O: The title addresses a state of looking at something which might look like one thing but could possibly also look like something else, and you can’t really tell what it is. This idea, on one hand, has roots in some early forms of abstraction that aimed to do away with a literal subject matter, but it also addresses a more contemporary idea that relates to how we process visual information, and the idea that not knowing what something is implies that maybe it isn’t meant for us. We are trying to think of the image as more of an entity or organism that exists a little bit outside the visual
encounter, and more as something physical that actually has a body and a backside, and that perhaps is not so conditioned by the existence of an observing subject. The title functions as an invitation to a space that offers the mental state of “maybe” as way to interact with images and objects.

MH: Why orchestrate the viewer to observe in a particular way? Is voyeurism a theme in the work?

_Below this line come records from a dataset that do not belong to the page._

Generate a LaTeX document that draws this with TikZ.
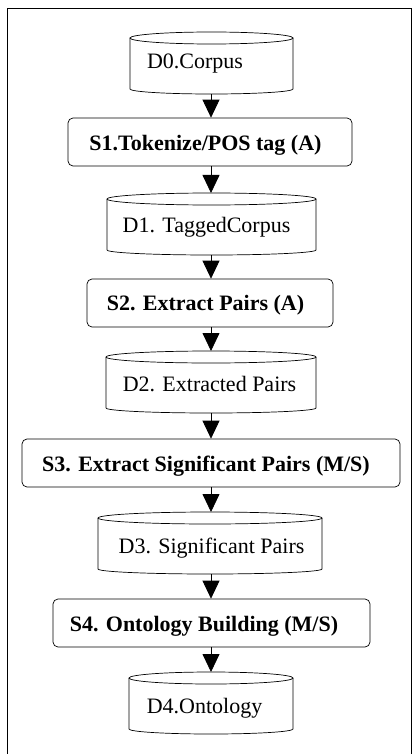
\documentclass[tikz,border=0pt]{standalone}
\usepackage{fontspec}
\setmainfont{Liberation Serif}
\usetikzlibrary{arrows.meta}
\tikzset{
  stepbox/.style={draw, rounded corners=5pt, line width=0.7pt, inner sep=0pt, minimum height=48pt},
  dbnode/.style={inner sep=0pt, minimum height=62pt},
  dblabel/.style={font=\fontsize{22}{26}\selectfont, anchor=base, inner sep=0pt},
  steplabel/.style={font=\fontsize{22}{26}\selectfont\bfseries, anchor=base, inner sep=0pt},
  arr/.style={line width=0.8pt, -{Triangle[width=17pt,length=18pt]}},
  cylline/.style={line width=0.7pt},
  framel/.style={line width=1pt},
}
\newcommand{\dbcyl}[4]{%
  \node[dbnode, minimum width={2*#4pt}, anchor=north] (#1) at (#2,-#3) {};
  \draw[cylline] (#2,-#3-6) circle[x radius=#4pt, y radius=6pt];
  \draw[cylline] (#2-#4,-#3-6) -- (#2-#4,-#3-57) arc[start angle=180,end angle=360,x radius=#4pt,y radius=5pt] -- (#2+#4,-#3-6);
}
\begin{document}
\begin{tikzpicture}[x=1pt,y=1pt]
\useasboundingbox (0,0) rectangle (412,-754);
\draw[framel] (7,-754) -- (7,-9) -- (411,-9) -- (411,-754);

\dbcyl{d0}{211.5}{32}{81.5}
\node[dblabel] (d0t) at (195,-69) {D0.Corpus};

\node[stepbox, minimum width=284pt] (s1) at (210,-142) {};
\node[steplabel] (s1t) at (205.5,-150) {S1.Tokenize/POS tag (A)};

\dbcyl{d1}{211.5}{193}{104.5}
\node[dblabel] (d1t) at (206.5,-232) {D1. TaggedCorpus};

\node[stepbox, minimum width=246pt] (s2) at (210,-303) {};
\node[steplabel] (s2t) at (205.5,-310) {S2. Extract Pairs (A)};

\dbcyl{d2}{211}{351}{105}
\node[dblabel] (d2t) at (209.5,-391) {D2. Extracted Pairs};

\node[stepbox, minimum width=378pt] (s3) at (211,-463) {};
\node[steplabel] (s3t) at (206,-471) {S3. Extract Significant Pairs (M/S)};

\dbcyl{d3}{210}{512}{112}
\node[dblabel] (d3t) at (211.5,-553) {D3. Significant Pairs};

\node[stepbox, minimum width=317pt] (s4) at (211.5,-623) {};
\node[steplabel] (s4t) at (204,-631) {S4. Ontology Building (M/S)};

\dbcyl{d4}{211}{672}{82}
\node[dblabel] (d4t) at (204.5,-713) {D4.Ontology};

\coordinate (ax) at (211,0);
\draw[arr] (d0.south -| ax) -- (s1.north -| ax);
\draw[arr] (s1.south -| ax) -- (d1.north -| ax);
\draw[arr] (d1.south -| ax) -- (s2.north -| ax);
\draw[arr] (s2.south -| ax) -- (d2.north -| ax);
\draw[arr] (d2.south -| ax) -- (s3.north -| ax);
\draw[arr] (s3.south -| ax) -- (d3.north -| ax);
\draw[arr] (d3.south -| ax) -- (s4.north -| ax);
\draw[arr] (s4.south -| ax) -- (d4.north -| ax);
\end{tikzpicture}
\end{document}
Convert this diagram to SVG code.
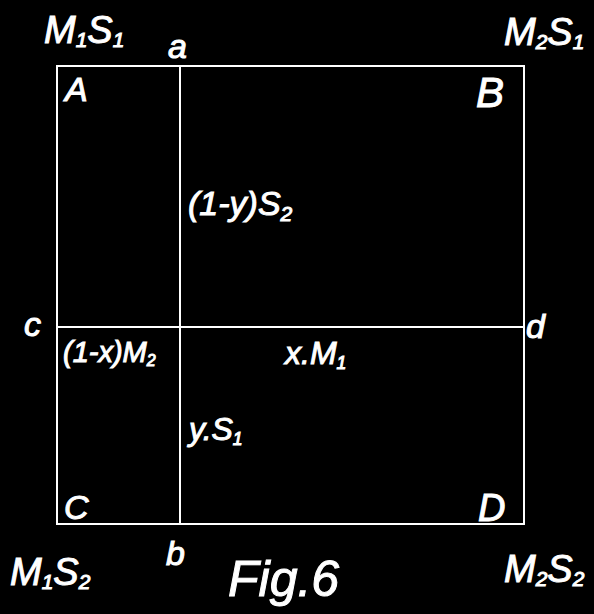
<svg xmlns="http://www.w3.org/2000/svg" width="594" height="614" viewBox="0 0 594 614">
<style>
.ln{stroke:#fff;stroke-width:2;fill:none}
text{fill:#fff;stroke:#fff;stroke-width:1;font-family:"Liberation Sans",Arial,sans-serif;font-style:italic}
.big{font-size:38px}
.lab{font-size:34px}
.mid{font-size:32px}
.sm{font-size:29px}
.sub{font-size:0.55em}
</style>
<rect width="594" height="614" fill="#000"/>
<g id="connectors">
<rect class="ln" x="57" y="66" width="467" height="458"/>
<line class="ln" x1="180" y1="66" x2="180" y2="524"/>
<line class="ln" x1="57" y1="327" x2="524" y2="327"/>
</g>
<g id="corner-MS-tl"><text class="big" x="44" y="43">M<tspan class="sub" dy="4">1</tspan><tspan dy="-4">S</tspan><tspan class="sub" dy="4">1</tspan></text></g>
<g id="corner-MS-tr"><text class="big" x="504" y="45">M<tspan class="sub" dy="4">2</tspan><tspan dy="-4">S</tspan><tspan class="sub" dy="4">1</tspan></text></g>
<g id="corner-MS-bl"><text class="big" x="10" y="585">M<tspan class="sub" dy="4">1</tspan><tspan dy="-4">S</tspan><tspan class="sub" dy="4">2</tspan></text></g>
<g id="corner-MS-br"><text class="big" x="504" y="582">M<tspan class="sub" dy="4">2</tspan><tspan dy="-4">S</tspan><tspan class="sub" dy="4">2</tspan></text></g>
<g id="label-a"><text class="lab" x="168" y="58">a</text></g>
<g id="label-b"><text class="lab" x="166" y="565">b</text></g>
<g id="label-c"><text class="lab" x="24" y="336">c</text></g>
<g id="label-d"><text class="lab" x="526" y="338">d</text></g>
<g id="node-A"><text class="lab" x="65" y="101">A</text></g>
<g id="node-B"><text style="font-size:42px" x="476" y="107">B</text></g>
<g id="node-C"><text class="lab" x="64" y="519">C</text></g>
<g id="node-D"><text style="font-size:38px" x="478" y="521">D</text></g>
<g id="label-1-yS2"><text style="font-size:34px" x="188" y="215">(1-y)S<tspan style="font-size:21px" dy="6">2</tspan></text></g>
<g id="label-1-xM2"><text class="sm" x="63" y="362">(1-x)M<tspan class="sub" dy="4">2</tspan></text></g>
<g id="label-xM1"><text class="mid" x="285" y="364">x.M<tspan class="sub" dy="5">1</tspan></text></g>
<g id="label-yS1"><text class="mid" x="189" y="440">y.S<tspan class="sub" dy="5">1</tspan></text></g>
<g id="caption"><text style="font-size:50px" x="228" y="596">Fig.6</text></g>
</svg>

R: It is interesting, in our first project together, "Larval Acceleration: a Conversation in Chunks," we created a space in the gallery that allowed us to continue the conversation between us. We left the viewer to be an outside observer intentionally. In this work, although we ask for participation, we still keep the viewer physically out. When we work together, we intentionally think about our relations, our intimacy and how it comes to be expressed in the work. Although this is not the only reason, the work in that sense, expresses the way we look at relationships of others, always from the outside.
 

O: Yes, and we also wanted to create some discomfort for the viewer so that looking becomes a physical strain on the body. This again has to do with the idea that the image is not simply on display for us, but it needs to be reached for. There is also a reference to Sartre’s depiction of the indulgence of voyeurism where the curse of the voyeur is that he is also susceptible to being looked at. The box in the center of the room places the viewer on display as an extension of it, and by this, adds a psychological discomfort to the physical one. An important difference is that Sartre’s voyeur is lost in looking in on the object of his desire, whereas the viewer looking into the image-box is confronted with ordinary things such as clouds, balls, windows and soap bubbles.


MH: There were many layers that went into each image. Do you think any of the layers could exist on their own, or is it important that all of the layers were stacked on top of one another in order to create a particular reality?

 

R: Due to the nature of our processes, we are always thinking about relations, and, in this work, we asked ourselves if different things can exist simultaneously in the same space and time without interrupting or blocking each other? We found that it is possible with layers. The layers in this work express not only spatial differences, but also different times, mediums, materiality and actions. All those layers create together a new thing, that is richer and more interesting from each layer individually. So, once the layers are combined in the image box, they cannot be separated anymore except in a different medium – photography. We felt we can separate the layers through photographs on the walls to allow a closer look at certain points in the process. The photographs allow you to look at certain things as if you would observe them in a microscope.

MH: Where do you see your practice going next?


R: Although this project created many paths for us that I think both of us are
interested to keep exploring, we also love to not know what we will do next. it always changes once you begin working anyway.


O: Some of the things on the table are: radio talk shows, underground sculptures and Japan.